Yeah, that sounds weird. But it sort of encapsulates the 2 year journey of culling a lifetime of memories to fit into a 96m2 unit. With inflammatory arthritis sticking and staying around like an old fish smell – downsizing was really the only option.
When it all started – about 2011 – I looked at our big old house and it seemed overwhelming. Cupboards full of life, drawers full of memories and a massive collection of 72 pieces of red glass and a gorgeous china dish with every tooth my kids had ever lost. It was weighing me down and holding me back. And the teeth sort of smelled…bad.
The sheer mental energy it took to acknowledge all the things that possessed us and kept us in this big old house was enormous.
I knew that moving to a smaller place was the right action – but I also knew it would take a lot of time and physical energy. With fatigue ever present, I physically couldn’t go for days or hours at a time without a break. I knew it would be months or years to get the house and ourselves ready for the move.
So we began with easy things. We emptied the linen cupboard and threw out anything that had been given to us second hand. For some reason, I had been the receiver of all second hand doona covers from parts of my family. I was even given second hand towels!!! What fresh hell is this?
Why had I allowed myself to be given someone else’s used towels? Because I would always accept them. I would always find room for them.
I allowed myself to be the recipient of other people’s memories.
When HotY and I looked at the furniture we possessed, we realised how much of it was second hand from family and how much of it was not ours. Not our style and not part of us.
So, back to the linen cupboard. Once we had the above realisation we loaded up the car and delivered anything in good condition to the Salvation Army, anything in bad condition to the tip. What was left was manageable.
We applied this logic to all our possessions. Emails were sent out asking any family wanting things to come get them by a certain date. After this it was fair game. If I had a quilting group at my house I would lay out a selection of red glass or china cups and say ‘Have at it sista! Take what you want and love it’.

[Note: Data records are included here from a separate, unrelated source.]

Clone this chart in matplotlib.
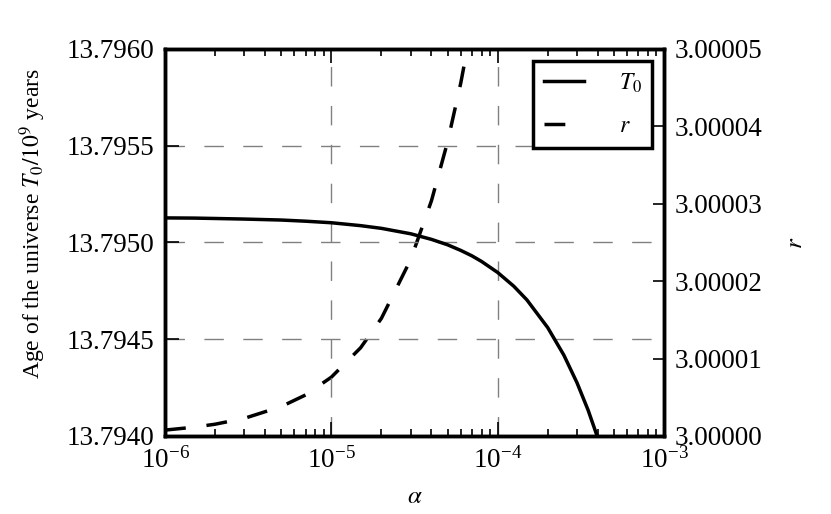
"""
Idade do universo T0 e razao r em funcao de alpha (eixo log).
"""

import matplotlib
matplotlib.use("Agg")
import matplotlib.pyplot as plt
from matplotlib.ticker import ScalarFormatter

plt.rcParams["font.family"] = "serif"
plt.rcParams["font.serif"] = ["Liberation Serif", "DejaVu Serif"]
plt.rcParams["mathtext.fontset"] = "stix"
plt.rcParams["font.size"] = 19.5

# valores
alpha = [1e-6, 1.5e-6, 2e-6, 3e-6, 5e-6, 7e-6, 1e-5, 1.5e-5, 2e-5, 3e-5,
         4e-5, 5e-5, 6e-5, 7e-5, 8e-5, 1e-4, 1.25e-4, 1.5e-4, 2e-4,
         2.5e-4, 3e-4, 3.5e-4, 4e-4]
idade_T0 = [13.795127, 13.795126, 13.795124, 13.795121, 13.795116,
            13.795110, 13.795102, 13.795087, 13.795073, 13.795045,
            13.795016, 13.794988, 13.794959, 13.794931, 13.794902,
            13.794845, 13.794774, 13.794703, 13.794560, 13.794418,
            13.794275, 13.794133, 13.793990]
razao_r = [3.00000076, 3.00000114, 3.00000152, 3.00000228, 3.0000038,
           3.0000053, 3.0000076, 3.0000114, 3.0000152, 3.0000228,
           3.0000304, 3.000038, 3.0000456, 3.0000532, 3.0000608,
           3.000076, 3.000095, 3.000114, 3.000152, 3.00019, 3.000228,
           3.000266, 3.000304]

ticks_T0 = [13.7940, 13.7945, 13.7950, 13.7955, 13.7960]
ticks_r = [3.00000, 3.00001, 3.00002, 3.00003, 3.00004, 3.00005]

fig = plt.figure(figsize=(8.31, 5.14), dpi=100)
ax = fig.add_axes([0.1986, 0.1518, 0.6004, 0.7529])
ax2 = ax.twinx()

traco = (0, (6, 6))

l1, = ax.plot(alpha, idade_T0, color="black", lw=2.5, label=r"$T_0$")
l2, = ax2.plot(alpha, razao_r, color="black", lw=2.5, linestyle=traco,
               label=r"$r$")

ax.set_xscale("log")
ax.set_xlim(1e-6, 1e-3)
ax.set_ylim(13.7940, 13.7960)
ax.set_yticks(ticks_T0)
ax2.set_ylim(3.0, 3.00005)
ax2.set_yticks(ticks_r)

for eixo in (ax, ax2):
    fmt = ScalarFormatter(useOffset=False)
    eixo.yaxis.set_major_formatter(fmt)
    for s in eixo.spines.values():
        s.set_linewidth(2.5)

ax.tick_params(which="both", direction="in", top=True, right=False,
               width=1.2, pad=8)
ax.tick_params(which="major", length=10)
ax.tick_params(which="minor", length=5)
ax2.tick_params(which="both", direction="in", width=1.2, pad=8)
ax2.tick_params(which="major", length=8)

ax.grid(True, which="major", color="gray", lw=1, linestyle=(0, (14, 14)))

ax.set_xlabel(r"$\alpha$", fontsize=18, labelpad=9)
ax.set_ylabel(r"Age of the universe $T_0/10^9$ years", fontsize=17)
ax.yaxis.set_label_coords(-0.234, 0.548)
ax2.set_ylabel(r"$r$", fontsize=18, labelpad=16)

leg = ax.legend(handles=[l1, l2], loc="upper right", fontsize=17,
                fancybox=False, framealpha=1, edgecolor="black",
                handlelength=1.72, handletextpad=1.45, labelspacing=0.9,
                borderpad=0.45, borderaxespad=0.5)
leg.get_frame().set_linewidth(2.5)
leg.set_zorder(5)
ax.set_zorder(ax2.get_zorder() + 1)
ax.patch.set_visible(False)

plt.savefig("out.png", dpi=100)
plt.close()
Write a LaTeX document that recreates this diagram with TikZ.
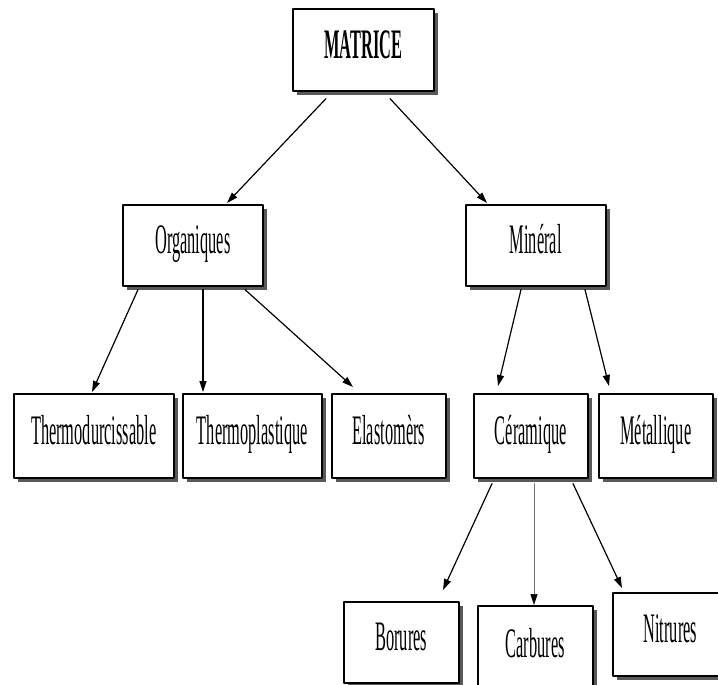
\documentclass[tikz,border=0pt]{standalone}
\usepackage{fontspec}
\setmainfont{Liberation Serif}[FakeStretch=0.39]
\usetikzlibrary{arrows.meta}
\usetikzlibrary{shadows}

\tikzset{
  box/.style={draw, line width=1.6pt, fill=white, anchor=north west,
    font=\fontsize{42}{46}\selectfont, text height=28pt, text depth=11pt,
    drop shadow={shadow xshift=4pt, shadow yshift=-4pt, fill=black!65, opacity=1}},
  link/.style={->, line width=1.2pt},
  thin link/.style={-{Triangle[length=11pt,width=7pt,color=black]}, line width=0.6pt, draw=black!55}
}

\begin{document}
\begin{tikzpicture}[line cap=round,line join=round,>={Triangle[length=11pt,width=7pt]},x=1pt,y=-1pt]
\clip(0,0) rectangle (718,685);
\fill[white] (0,0) rectangle (718,685);
% top
\node[box, minimum width=141pt, minimum height=82pt, font=\fontsize{42}{46}\selectfont\bfseries] (mat) at (292,8) {MATRICE};
% second row
\node[box, minimum width=140pt, minimum height=81pt] (org) at (122,204) {Organiques};
\node[box, minimum width=140pt, minimum height=81pt] (min) at (465,204) {Minéral};
% third row
\node[box, minimum width=160pt, minimum height=84pt] (thd) at (13,393) {Thermodurcissable};
\node[box, minimum width=139pt, minimum height=84pt] (thp) at (182,393) {Thermoplastique};
\node[box, minimum width=114pt, minimum height=84pt] (ela) at (331,393) {Elastomèrs};
\node[box, minimum width=114pt, minimum height=84pt] (cer) at (473,393) {Céramique};
\node[box, minimum width=114pt, minimum height=84pt] (met) at (598,393) {Métallique};
% bottom row
\node[box, minimum width=115pt, minimum height=81pt] (bor) at (343,601) {Borures};
\node[box, minimum width=115pt, minimum height=86pt] (car) at (477,605) {Carbures};
\node[box, minimum width=115pt, minimum height=83pt] (nit) at (612,592) {Nitrures};
% arrows
\draw[link] ([xshift=34pt,yshift=-7pt]mat.south west)-- ([xshift=105pt,yshift=1pt]org.north west);
\draw[link] ([xshift=98pt,yshift=-7pt]mat.south west)-- ([xshift=22pt,yshift=1pt]min.north west);
\draw[link] ([xshift=16pt,yshift=-3pt]org.south west)-- ([xshift=79pt,yshift=1pt]thd.north west);
\draw[link] ([xshift=81pt,yshift=-3pt]org.south west)-- ([xshift=21pt,yshift=1pt]thp.north west);
\draw[link] ([xshift=123pt,yshift=-3pt]org.south west)-- ([xshift=22pt,yshift=6pt]ela.north west);
\draw[link] ([xshift=56pt,yshift=-3pt]min.south west)-- ([xshift=25pt,yshift=7pt]cer.north west);
\draw[link] ([xshift=120pt,yshift=-3pt]min.south west)-- ([xshift=11pt,yshift=7pt]met.north west);
\draw[link] ([xshift=19pt,yshift=-5pt]cer.south west)-- ([xshift=100pt,yshift=11pt]bor.north west);
\draw[thin link] ([xshift=61pt,yshift=-5pt]cer.south west)-- ([xshift=57pt]car.north west);
\draw[link] ([xshift=100pt,yshift=-5pt]cer.south west)-- ([xshift=10pt,yshift=4pt]nit.north west);
\end{tikzpicture}
\end{document}
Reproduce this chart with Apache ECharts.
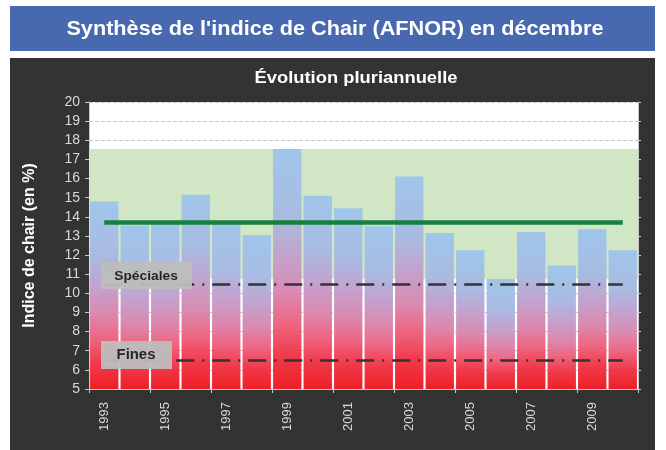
<!DOCTYPE html>
<html>
<head>
<meta charset="utf-8">
<script src="https://cdn.jsdelivr.net/npm/echarts@6/dist/echarts.min.js"></script>
<style>
  html, body { margin: 0; padding: 0; background: #fff; }
  #chart { width: 666px; height: 450px; }
</style>
</head>
<body>
<div id="chart"></div>
<script>
// données
const years = ['1993', '1994', '1995', '1996', '1997', '1998', '1999', '2000', '2001',
  '2002', '2003', '2004', '2005', '2006', '2007', '2008', '2009', '2010'];
const indice = [14.8, 13.55, 13.7, 15.15, 13.65, 13.05, 17.55, 15.1, 14.45,
  13.5, 16.1, 13.15, 12.25, 10.75, 13.2, 11.45, 13.35, 12.25];
const moyenne = 13.73;
const plage = [10.75, 17.55];         // min / max de la série
const seuils = [
  { name: 'Spéciales', value: 10.5 },
  { name: 'Fines', value: 6.5 }
];

const chart = echarts.init(document.getElementById('chart'), null, { renderer: 'canvas' });

const barColor = new echarts.graphic.LinearGradient(0, 0, 0, 1, [
  { offset: 0, color: '#9fc6ea' },
  { offset: 0.28, color: '#a9bbe2' },
  { offset: 0.45, color: '#c3a2cd' },
  { offset: 0.6, color: '#db89b0' },
  { offset: 0.73, color: '#ee6682' },
  { offset: 0.86, color: '#f03a4a' },
  { offset: 1, color: '#ee1f26' }
]);

const last = years.length - 1;
const FONT = '"Liberation Sans", Arial, sans-serif';

const option = {
  backgroundColor: '#ffffff',
  animation: false,
  textStyle: { fontFamily: 'Liberation Sans, Arial, sans-serif' },
  graphic: [
    { type: 'rect', shape: { x: 10, y: 6, width: 645, height: 45 }, style: { fill: '#4869b0' }, z: 0 },
    {
      type: 'text', x: 335, y: 29, z: 1, scaleX: 1.083,
      style: {
        text: "Synthèse de l'indice de Chair (AFNOR) en décembre",
        fill: '#fff', font: 'bold 20px ' + FONT,
        align: 'center', verticalAlign: 'middle'
      }
    },
    { type: 'rect', shape: { x: 10, y: 58, width: 645, height: 392 }, style: { fill: '#323333' }, z: -10 },
    {
      type: 'text', x: 356, y: 78, z: 1, scaleX: 1.08,
      style: {
        text: 'Évolution pluriannuelle', fill: '#fff',
        font: 'bold 17px ' + FONT,
        align: 'center', verticalAlign: 'middle'
      }
    },
    { type: 'rect', shape: { x: 101, y: 262, width: 91, height: 27 }, style: { fill: '#bdbdbd', opacity: 0.95 }, z: 20 },
    {
      type: 'text', x: 146, y: 276, z: 21, scaleX: 1.06,
      style: { text: seuils[0].name, fill: '#262626', font: 'bold 13px ' + FONT, align: 'center', verticalAlign: 'middle' }
    },
    { type: 'rect', shape: { x: 101, y: 341, width: 71, height: 28 }, style: { fill: '#bdbdbd', opacity: 0.95 }, z: 20 },
    {
      type: 'text', x: 136, y: 355, z: 21, scaleX: 1.06,
      style: { text: seuils[1].name, fill: '#262626', font: 'bold 14px ' + FONT, align: 'center', verticalAlign: 'middle' }
    }
  ],
  grid: {
    left: 89, right: 28, top: 102, bottom: 61,
    show: true, backgroundColor: '#ffffff', borderWidth: 0
  },
  xAxis: {
    type: 'category',
    data: years,
    boundaryGap: true,
    axisLine: { lineStyle: { color: '#c8c8c8', width: 1 } },
    axisTick: { show: true, length: 4, lineStyle: { color: '#c8c8c8' } },
    axisLabel: { interval: 1, rotate: 90, color: '#d9d9d9', fontSize: 13, margin: 13 }
  },
  yAxis: [
    {
      type: 'value', min: 5, max: 20, interval: 1,
      name: 'Indice de chair (en %)',
      nameLocation: 'middle', nameGap: 51, nameRotate: 90,
      nameTextStyle: { color: '#ffffff', fontSize: 16, fontWeight: 'bold' },
      axisLine: { show: true, lineStyle: { color: '#c8c8c8' } },
      axisTick: { show: true, length: 4, lineStyle: { color: '#c8c8c8' } },
      axisLabel: { color: '#d9d9d9', fontSize: 14, margin: 9 },
      splitLine: { show: true, lineStyle: { color: '#c8c8c8', type: [4, 2] } }
    },
    {
      type: 'value', min: 5, max: 20, interval: 1, position: 'right',
      axisLine: { show: true, lineStyle: { color: '#c8c8c8' } },
      axisTick: { show: true, length: 3, lineStyle: { color: '#c8c8c8' } },
      axisLabel: { show: false },
      splitLine: { show: false }
    }
  ],
  series: [
    {
      name: 'plage',
      type: 'line',
      data: [],
      z: 1,
      silent: true,
      markArea: {
        silent: true,
        itemStyle: { color: '#d0e6c4' },
        data: [[{ yAxis: plage[0] }, { yAxis: plage[1] }]]
      }
    },
    {
      name: 'Indice de chair',
      type: 'bar',
      data: indice,
      z: 2,
      barCategoryGap: '7%',
      itemStyle: { color: barColor }
    },
    {
      name: 'repères',
      type: 'line',
      data: [],
      z: 5,
      silent: true,
      markLine: {
        silent: true,
        symbol: 'none',
        label: { show: false },
        data: [
          [
            { coord: [0, moyenne], lineStyle: { color: '#15803f', width: 4.5, type: 'solid' } },
            { coord: [last, moyenne] }
          ],
          [
            { coord: [0, seuils[0].value], lineStyle: { color: '#333333', width: 2.5, type: [18, 8, 2, 8] } },
            { coord: [last, seuils[0].value] }
          ],
          [
            { coord: [0, seuils[1].value], lineStyle: { color: '#333333', width: 2.5, type: [18, 8, 2, 8] } },
            { coord: [last, seuils[1].value] }
          ]
        ]
      }
    }
  ]
};

chart.setOption(option);
</script>
</body>
</html>
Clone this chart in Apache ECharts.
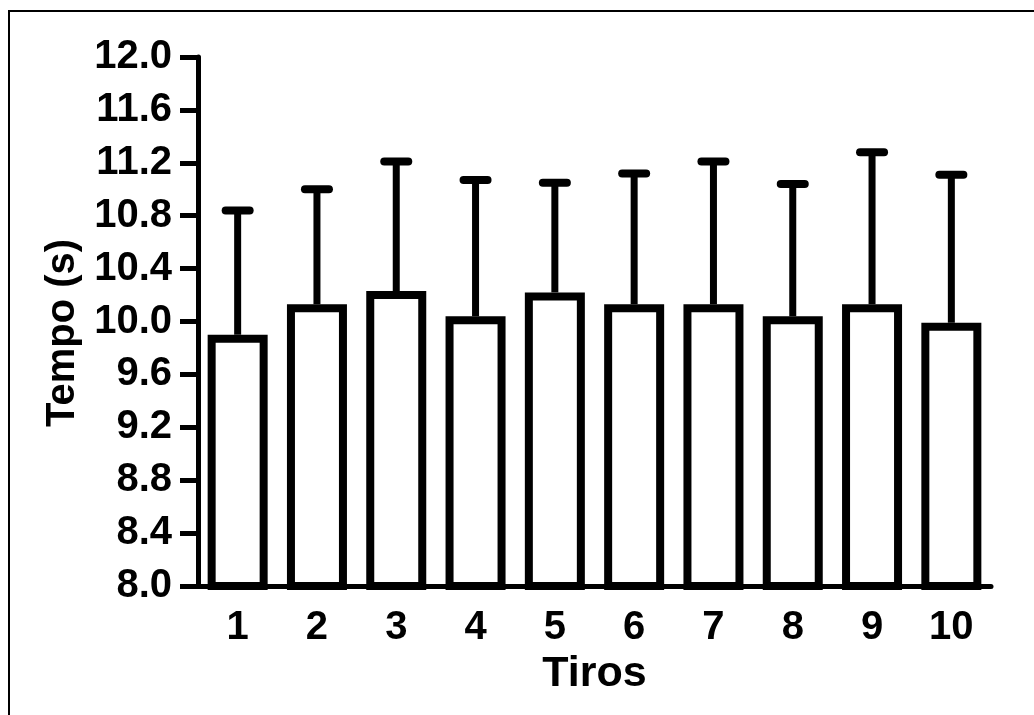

Over about a 2 year period we devoted a few hours every weekend to culling, giving away and dumping.
Along the way we discovered some interesting things about eBay and Gumtree. People do not want to buy second hand furniture. They really do not want to buy something old – even if it is an antique. So, most of our stuff was given away or sold at such ridiculous prices that they may as well have been given away.
And now, we have 3 sets of towels – for us. They were specially chosen and debated over. The colours are our colours. We do also have 4 guest towels for visitors and 4 beach towels. But now, for everything that is bought, something has to be thrown away.
As I write this I look at a garbage bag full of clothes heading for the Salvos. I just had a birthday and was the recipient of some gifts…..therefore an equal amount of things need to be given away.
There is a balance in this – a level of equilibrium that is just logic.
Thank you for reading this. Thank you for taking time to listen and to hear. Thank you for seeing my life through my joint perspective.